Angel escapes to a woman's house, but soon realizes the woman is Ivan's wife, Lexi. After Lexi gets a call from Goran and hears the tragic news of Josif, she unsuccessfully attempts to kill Angel. Angel kills her and starts running to the nearest factory. Goran catches up and they start climbing the tubes. When Goran gets stuck, Angel stuffs his mouth with a rag so he would be unable to speak or call for help. Angel proceeds out of the tube leaving Goran behind to suffocate. Finally free, Angel runs to the nearest house and is helped by an elderly couple. It is the doctor's house which Viktor calls for help regarding his girls.

==Cast==
- Rosie Day as Angel
- Kevin Howarth as Viktor
- Sean Pertwee as Goran
- Anna Walton as Violeta
- Jemma Powell as Alexa
- David Lemberg as Dimitri
- Amanda Wass as Arijana
- Sean Cronin as Branimar
- Tomi May as Aleksander
- Emma Britton as Samira
- Emily Tucker as Nina
- Katy Allen as Tatjana
- Thomas Worthington as Vinko
- Gina Abolins as Jasmina
- Dominique Provost-Chalkley as Vanya
- Fabiano De Souza Ramos as Dragan
- Christopher Rithin as Danijel
- Rachel Waring as Emilia
- Laurence Saunders as Stevan
- Tommie Grabiec as Ratko
- Philip Anthony as Dr. Andre
- Alec Utgoff as Josif
- Ryan Oliva as Ivan
- Daniel Vivian as Radovan
- James Bartlett as Marko
- Adrian Bouchet as Branko
- Eddie Oswald as Boiler Room Thug
- Abigail Hamilton as Marisa

==Production==
Filming for the movie began in January 2012 at a disused air force base in London. Stuart Bailey and Paul Blackwell appear in uncredited cameos.

==Reception==
The film received negative reviews. It holds a 21% rating on Rotten Tomatoes, based on reviews from 14 critics.
Empire said: "Stylistically bold and brutally compelling. It also handles its delicate subject more carefully than you might imagine from a brief synopsis". Starburst said: "The film is just powerful and gut-churning enough to leave a lasting impression and one of the strongest directorial debuts of recent times. Boasting a remarkable performance from young Rosie Day, the film is very different from your typical British genre picture and is a refreshing change from endless zombie films or movies about hooded violent teenagers". Dread Central said: "Hyett’s direction is measured, confident, and darkly poetic throughout, weaving an emotional web of tenderness amidst hopelessness and abuse. The Seasoning House is a lyrical, bleak, and deeply wounding exploration of brutality and inhumanity that cries out to be seen". Bloody Disgusting wrote: "What makes The Seasoning House stand out is that everything about it is simple and done in a way that just results in the proper definition of art".

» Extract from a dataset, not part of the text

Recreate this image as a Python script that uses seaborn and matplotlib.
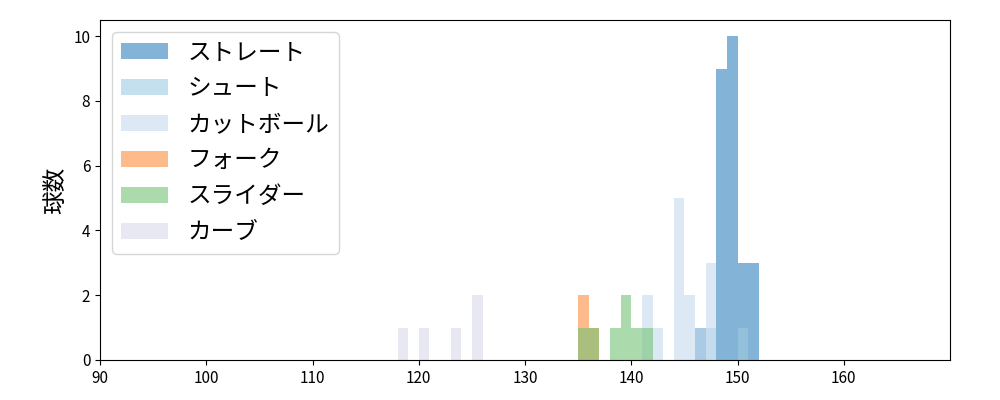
import numpy as np
import seaborn as sns
import matplotlib.pyplot as plt
from matplotlib.patches import Patch

plt.rcParams["font.family"] = ["Noto Sans CJK JP", "DejaVu Sans"]

# pitch types in drawing / legend order
PITCH_TYPES = ["ストレート", "シュート", "カットボール", "フォーク", "スライダー", "カーブ"]
COLORS = ["#3182bd", "#9ecae1", "#c6dbef", "#fd8d3c", "#74c476", "#dadaeb"]

# lower edge of each 1 km/h bin and number of pitches in it
straight_kmh = [146, 148, 149, 150, 151]
straight_cnt = [1, 9, 10, 3, 3]
shoot_kmh = [147, 150]
shoot_cnt = [1, 1]
cutter_kmh = [141, 142, 144, 145, 146, 147]
cutter_cnt = [2, 1, 5, 2, 1, 3]
fork_kmh = [135, 136]
fork_cnt = [2, 1]
slider_kmh = [135, 136, 138, 139, 140, 141]
slider_cnt = [1, 1, 1, 2, 1, 1]
curve_kmh = [118, 120, 123, 125]
curve_cnt = [1, 1, 1, 2]

SERIES = [
    (straight_kmh, straight_cnt),
    (shoot_kmh, shoot_cnt),
    (cutter_kmh, cutter_cnt),
    (fork_kmh, fork_cnt),
    (slider_kmh, slider_cnt),
    (curve_kmh, curve_cnt),
]


def main() -> None:
    fig, ax = plt.subplots(figsize=(10, 4), dpi=100)
    fig.subplots_adjust(left=0.1, right=0.95, top=0.95, bottom=0.1)

    for (kmh, cnt), color in zip(SERIES, COLORS):
        # one value per pitch, placed in the middle of its bin
        speeds = np.repeat(np.array(kmh, dtype=float), cnt) + 0.5
        sns.histplot(
            x=speeds,
            binwidth=1,
            binrange=(110, 160),
            color=color,
            alpha=0.6,
            linewidth=0,
            ax=ax,
        )

    ax.set_xlim(90, 170)
    ax.set_ylim(0, 10.5)
    ax.set_xticks(range(90, 170, 10))
    ax.set_yticks(range(0, 11, 2))
    ax.tick_params(labelsize=11)
    ax.set_xlabel("")
    ax.set_ylabel("球数", fontsize=17)

    handles = [Patch(facecolor=c, alpha=0.6, linewidth=0) for c in COLORS]
    ax.legend(handles, PITCH_TYPES, loc="upper left", fontsize=17, labelspacing=0.55)

    fig.savefig("out.png")
    plt.close(fig)


if __name__ == "__main__":
    main()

Time Out London criticized what they saw as a "failure to blend the raw sexual violence and social comment with more familiar generic tropes" and the "downbeat switchback ending" that they felt was "neither convincing nor earned.". The Guardian also panned the film, as they felt that the depictions of human monsters were "cardboard" and did not feel genuine.